Still, the model has its limitations. People have noticed small visual flaws in more artistic images, and it can run slower on computers with less than 8GB of graphics memory. Details like hands, text, or busy backgrounds can also vary in quality depending on how precise the prompt is.
Z‑Image shines at quick, high-quality portrait generation, especially when realism and natural light are key. The outputs are often clean and attractive – sometimes to the point of looking a bit too idealized. While not perfect for every use case, it’s a strong option for fast, realistic image generation with minimal setup.
Open source and commercial freedom
Z‑Image is released under the Apache License 2.0, a permissive open-source license that gives users a lot of flexibility. You can download, use, modify, and even redistribute both the model and its code. It’s also allowed for commercial use, meaning you can build products, services, or tools with Z‑Image without needing special permission or paying licensing fees.
This makes it especially appealing for developers, small teams, and businesses looking to integrate AI image generation into their own workflows. The open license also encourages experimentation and community contributions, allowing anyone to customize or extend the model as needed.
Z‑Image is not just free to use – it’s also safe to use commercially, making it a strong choice for both personal and professional projects.

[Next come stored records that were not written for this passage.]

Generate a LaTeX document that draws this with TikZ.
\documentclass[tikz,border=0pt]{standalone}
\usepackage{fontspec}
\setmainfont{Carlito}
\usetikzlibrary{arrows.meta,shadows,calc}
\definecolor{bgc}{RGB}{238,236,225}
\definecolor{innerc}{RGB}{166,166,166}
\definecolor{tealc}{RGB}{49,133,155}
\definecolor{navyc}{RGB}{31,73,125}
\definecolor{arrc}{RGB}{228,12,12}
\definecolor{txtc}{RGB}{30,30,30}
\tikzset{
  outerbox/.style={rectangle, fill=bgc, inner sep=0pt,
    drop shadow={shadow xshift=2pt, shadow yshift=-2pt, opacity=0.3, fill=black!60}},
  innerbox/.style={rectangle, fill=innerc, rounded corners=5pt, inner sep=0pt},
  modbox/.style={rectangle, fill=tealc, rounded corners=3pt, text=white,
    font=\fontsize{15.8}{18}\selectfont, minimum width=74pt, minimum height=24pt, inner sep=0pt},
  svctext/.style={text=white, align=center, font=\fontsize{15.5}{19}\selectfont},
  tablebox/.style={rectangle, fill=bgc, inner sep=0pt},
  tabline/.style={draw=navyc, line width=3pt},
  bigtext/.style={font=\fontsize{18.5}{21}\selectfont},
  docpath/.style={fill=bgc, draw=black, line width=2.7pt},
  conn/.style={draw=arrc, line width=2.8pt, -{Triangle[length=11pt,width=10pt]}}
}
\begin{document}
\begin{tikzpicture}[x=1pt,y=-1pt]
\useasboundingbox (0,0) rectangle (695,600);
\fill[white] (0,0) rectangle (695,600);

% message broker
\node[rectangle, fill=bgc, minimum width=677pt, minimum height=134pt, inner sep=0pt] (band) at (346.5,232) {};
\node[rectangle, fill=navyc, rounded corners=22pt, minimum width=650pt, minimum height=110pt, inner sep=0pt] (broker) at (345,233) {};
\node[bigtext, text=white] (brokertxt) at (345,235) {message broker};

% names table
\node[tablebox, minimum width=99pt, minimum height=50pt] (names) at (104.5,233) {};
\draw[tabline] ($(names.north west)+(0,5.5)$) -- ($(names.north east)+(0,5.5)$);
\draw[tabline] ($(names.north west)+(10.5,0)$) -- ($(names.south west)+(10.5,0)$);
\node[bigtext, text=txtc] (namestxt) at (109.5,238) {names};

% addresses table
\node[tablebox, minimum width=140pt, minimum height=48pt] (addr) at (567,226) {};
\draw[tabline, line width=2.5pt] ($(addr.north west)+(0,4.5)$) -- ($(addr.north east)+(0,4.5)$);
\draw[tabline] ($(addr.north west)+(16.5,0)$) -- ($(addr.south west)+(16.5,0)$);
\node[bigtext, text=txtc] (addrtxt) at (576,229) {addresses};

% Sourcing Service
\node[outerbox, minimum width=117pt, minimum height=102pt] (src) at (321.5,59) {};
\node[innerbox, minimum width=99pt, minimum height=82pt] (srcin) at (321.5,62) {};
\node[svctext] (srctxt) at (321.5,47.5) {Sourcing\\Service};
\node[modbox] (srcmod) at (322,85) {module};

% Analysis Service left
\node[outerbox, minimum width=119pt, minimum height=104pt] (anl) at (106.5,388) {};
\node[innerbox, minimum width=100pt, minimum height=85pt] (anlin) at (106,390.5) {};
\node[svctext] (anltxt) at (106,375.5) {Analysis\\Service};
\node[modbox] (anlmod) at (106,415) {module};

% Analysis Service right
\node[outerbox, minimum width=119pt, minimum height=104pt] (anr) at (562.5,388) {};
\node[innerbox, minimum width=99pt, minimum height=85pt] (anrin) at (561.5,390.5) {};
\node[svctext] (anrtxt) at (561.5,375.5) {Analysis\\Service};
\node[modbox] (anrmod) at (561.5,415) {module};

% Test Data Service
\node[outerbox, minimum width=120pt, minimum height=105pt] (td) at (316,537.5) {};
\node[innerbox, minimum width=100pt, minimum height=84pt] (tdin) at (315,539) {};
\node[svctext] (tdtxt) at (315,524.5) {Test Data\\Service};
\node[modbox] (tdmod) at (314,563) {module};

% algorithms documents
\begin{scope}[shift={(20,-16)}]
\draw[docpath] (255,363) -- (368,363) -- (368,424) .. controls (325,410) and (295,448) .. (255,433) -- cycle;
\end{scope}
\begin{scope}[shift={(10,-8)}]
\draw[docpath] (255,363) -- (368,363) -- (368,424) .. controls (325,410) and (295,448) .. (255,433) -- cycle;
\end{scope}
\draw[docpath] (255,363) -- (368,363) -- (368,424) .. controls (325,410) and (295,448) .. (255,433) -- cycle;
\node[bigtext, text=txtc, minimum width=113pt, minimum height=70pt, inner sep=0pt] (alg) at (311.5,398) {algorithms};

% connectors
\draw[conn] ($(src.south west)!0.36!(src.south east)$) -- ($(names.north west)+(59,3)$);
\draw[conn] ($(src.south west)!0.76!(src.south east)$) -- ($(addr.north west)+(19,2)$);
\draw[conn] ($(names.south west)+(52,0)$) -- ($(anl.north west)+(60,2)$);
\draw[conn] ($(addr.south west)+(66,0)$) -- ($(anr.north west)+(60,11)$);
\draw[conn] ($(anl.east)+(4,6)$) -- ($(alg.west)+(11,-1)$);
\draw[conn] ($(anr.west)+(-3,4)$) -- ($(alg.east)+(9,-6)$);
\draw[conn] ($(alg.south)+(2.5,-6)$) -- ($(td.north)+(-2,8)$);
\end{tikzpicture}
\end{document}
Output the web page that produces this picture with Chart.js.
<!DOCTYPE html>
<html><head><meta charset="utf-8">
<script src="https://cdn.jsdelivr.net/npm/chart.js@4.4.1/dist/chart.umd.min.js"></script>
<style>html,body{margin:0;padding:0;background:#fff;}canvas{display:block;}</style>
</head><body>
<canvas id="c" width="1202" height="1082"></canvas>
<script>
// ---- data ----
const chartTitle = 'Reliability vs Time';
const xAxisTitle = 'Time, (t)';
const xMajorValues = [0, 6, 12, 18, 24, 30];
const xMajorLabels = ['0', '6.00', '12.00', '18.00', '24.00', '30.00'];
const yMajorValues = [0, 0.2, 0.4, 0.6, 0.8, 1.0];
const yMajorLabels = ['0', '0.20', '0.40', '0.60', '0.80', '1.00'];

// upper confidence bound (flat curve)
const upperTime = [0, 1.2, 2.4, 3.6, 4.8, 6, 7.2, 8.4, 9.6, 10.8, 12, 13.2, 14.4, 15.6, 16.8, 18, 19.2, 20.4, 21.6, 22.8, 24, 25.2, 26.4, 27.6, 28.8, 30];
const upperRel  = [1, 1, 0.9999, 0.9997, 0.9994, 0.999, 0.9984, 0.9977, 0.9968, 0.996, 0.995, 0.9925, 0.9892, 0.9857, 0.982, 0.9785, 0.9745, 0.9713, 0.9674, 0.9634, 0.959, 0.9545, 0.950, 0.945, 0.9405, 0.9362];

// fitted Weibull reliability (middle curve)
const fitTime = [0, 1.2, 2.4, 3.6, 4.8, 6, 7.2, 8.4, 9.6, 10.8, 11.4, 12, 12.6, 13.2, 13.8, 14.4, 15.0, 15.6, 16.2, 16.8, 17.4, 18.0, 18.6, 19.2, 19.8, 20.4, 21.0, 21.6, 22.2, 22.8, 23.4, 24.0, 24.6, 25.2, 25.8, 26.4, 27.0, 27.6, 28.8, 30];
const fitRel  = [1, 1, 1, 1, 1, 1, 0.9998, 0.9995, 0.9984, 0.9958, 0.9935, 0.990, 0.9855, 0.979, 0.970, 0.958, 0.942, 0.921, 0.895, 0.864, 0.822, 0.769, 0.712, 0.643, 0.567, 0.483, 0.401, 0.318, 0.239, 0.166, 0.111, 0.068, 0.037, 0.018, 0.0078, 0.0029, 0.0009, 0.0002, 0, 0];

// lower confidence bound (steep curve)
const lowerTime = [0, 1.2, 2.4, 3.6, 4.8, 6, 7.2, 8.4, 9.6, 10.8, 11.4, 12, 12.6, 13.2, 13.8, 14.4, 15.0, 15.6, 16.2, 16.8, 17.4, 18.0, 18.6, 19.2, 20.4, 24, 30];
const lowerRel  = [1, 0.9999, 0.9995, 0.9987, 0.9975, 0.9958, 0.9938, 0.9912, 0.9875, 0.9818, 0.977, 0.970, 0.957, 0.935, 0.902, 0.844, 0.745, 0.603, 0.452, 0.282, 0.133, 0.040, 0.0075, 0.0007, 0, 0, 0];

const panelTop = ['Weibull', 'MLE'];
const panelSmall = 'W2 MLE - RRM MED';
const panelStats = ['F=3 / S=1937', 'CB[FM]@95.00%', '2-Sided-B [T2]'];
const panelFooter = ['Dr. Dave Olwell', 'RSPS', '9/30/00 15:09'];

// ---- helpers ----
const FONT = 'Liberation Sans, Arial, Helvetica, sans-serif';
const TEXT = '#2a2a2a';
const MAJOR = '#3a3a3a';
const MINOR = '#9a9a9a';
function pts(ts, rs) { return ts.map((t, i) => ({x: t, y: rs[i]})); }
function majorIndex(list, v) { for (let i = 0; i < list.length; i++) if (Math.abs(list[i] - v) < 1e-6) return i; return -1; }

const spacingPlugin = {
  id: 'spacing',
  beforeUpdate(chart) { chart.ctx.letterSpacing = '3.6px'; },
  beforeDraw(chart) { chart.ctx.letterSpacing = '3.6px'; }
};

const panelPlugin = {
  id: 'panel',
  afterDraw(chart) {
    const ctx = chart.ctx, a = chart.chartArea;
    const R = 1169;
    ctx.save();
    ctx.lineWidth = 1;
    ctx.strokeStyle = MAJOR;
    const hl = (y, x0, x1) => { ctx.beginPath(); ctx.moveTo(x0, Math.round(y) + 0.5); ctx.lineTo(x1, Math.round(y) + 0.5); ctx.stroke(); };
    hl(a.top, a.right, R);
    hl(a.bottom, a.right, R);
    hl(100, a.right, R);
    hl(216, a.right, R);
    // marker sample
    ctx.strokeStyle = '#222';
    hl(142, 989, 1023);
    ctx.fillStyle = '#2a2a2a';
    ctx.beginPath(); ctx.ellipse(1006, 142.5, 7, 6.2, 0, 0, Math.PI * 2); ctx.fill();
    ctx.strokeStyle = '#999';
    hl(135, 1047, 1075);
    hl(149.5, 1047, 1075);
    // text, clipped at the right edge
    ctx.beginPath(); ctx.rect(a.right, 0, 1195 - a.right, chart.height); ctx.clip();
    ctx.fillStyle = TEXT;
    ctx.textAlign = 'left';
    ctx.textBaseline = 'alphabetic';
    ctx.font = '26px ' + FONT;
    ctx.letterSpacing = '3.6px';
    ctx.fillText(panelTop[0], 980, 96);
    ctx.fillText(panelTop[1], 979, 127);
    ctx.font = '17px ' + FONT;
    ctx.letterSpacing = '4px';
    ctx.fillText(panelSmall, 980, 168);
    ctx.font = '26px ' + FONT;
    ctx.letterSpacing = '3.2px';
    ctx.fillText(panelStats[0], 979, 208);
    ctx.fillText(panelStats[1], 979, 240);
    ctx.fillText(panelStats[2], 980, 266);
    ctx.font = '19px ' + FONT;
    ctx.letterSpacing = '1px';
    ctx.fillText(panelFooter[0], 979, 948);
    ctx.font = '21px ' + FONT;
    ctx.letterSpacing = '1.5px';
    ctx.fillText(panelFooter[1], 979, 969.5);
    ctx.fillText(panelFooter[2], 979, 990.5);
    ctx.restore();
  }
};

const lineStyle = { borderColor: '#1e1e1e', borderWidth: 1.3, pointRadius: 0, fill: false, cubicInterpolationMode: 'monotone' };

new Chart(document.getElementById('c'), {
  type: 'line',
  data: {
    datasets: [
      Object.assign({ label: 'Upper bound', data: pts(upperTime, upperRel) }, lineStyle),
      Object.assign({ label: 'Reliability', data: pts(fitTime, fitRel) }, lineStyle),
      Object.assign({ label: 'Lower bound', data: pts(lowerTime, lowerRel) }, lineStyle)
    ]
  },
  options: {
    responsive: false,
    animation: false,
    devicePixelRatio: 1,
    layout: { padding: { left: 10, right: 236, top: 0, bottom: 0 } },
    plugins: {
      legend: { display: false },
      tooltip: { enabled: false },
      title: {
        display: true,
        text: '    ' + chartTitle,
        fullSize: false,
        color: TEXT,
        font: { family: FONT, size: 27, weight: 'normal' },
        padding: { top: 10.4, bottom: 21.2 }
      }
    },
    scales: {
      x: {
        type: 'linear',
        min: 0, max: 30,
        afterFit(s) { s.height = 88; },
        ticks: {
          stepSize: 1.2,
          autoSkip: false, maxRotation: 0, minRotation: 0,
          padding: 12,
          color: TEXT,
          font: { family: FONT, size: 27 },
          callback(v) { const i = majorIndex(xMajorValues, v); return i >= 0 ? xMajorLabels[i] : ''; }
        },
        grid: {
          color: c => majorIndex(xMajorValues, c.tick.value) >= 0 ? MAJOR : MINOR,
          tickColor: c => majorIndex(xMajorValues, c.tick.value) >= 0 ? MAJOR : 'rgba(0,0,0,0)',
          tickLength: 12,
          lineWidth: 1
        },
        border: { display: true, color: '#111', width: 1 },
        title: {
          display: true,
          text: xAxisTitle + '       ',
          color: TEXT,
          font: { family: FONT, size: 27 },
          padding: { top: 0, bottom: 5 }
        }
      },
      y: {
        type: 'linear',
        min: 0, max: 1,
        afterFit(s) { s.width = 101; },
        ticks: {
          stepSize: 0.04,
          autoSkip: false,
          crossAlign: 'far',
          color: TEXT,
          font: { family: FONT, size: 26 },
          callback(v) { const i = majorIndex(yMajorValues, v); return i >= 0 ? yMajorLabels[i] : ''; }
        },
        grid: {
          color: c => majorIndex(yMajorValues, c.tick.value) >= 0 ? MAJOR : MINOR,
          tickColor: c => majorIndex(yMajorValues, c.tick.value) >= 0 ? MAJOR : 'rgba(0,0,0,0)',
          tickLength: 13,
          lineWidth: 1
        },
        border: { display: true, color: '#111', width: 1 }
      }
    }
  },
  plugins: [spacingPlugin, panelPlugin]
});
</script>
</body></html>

Summary – fast, but not perfect
Z‑Image is a fast, lightweight, open-source AI image generator that turns text prompts into high-quality visuals. It runs locally, works well even on mid-range GPUs, and delivers impressive results – especially in photorealistic portraits.
While it handles realistic scenes and simple prompts well, it lacks advanced features like inpainting, upscaling, and batch generation. Text rendering is hit or miss – accurate in natural scenes, but unreliable in poster-style layouts.
Despite these limits, Z‑Image is free to use and fully open for commercial projects. It’s a solid choice for developers, hobbyists, or small teams who want quick, realistic image generation without the need for expensive tools or cloud access.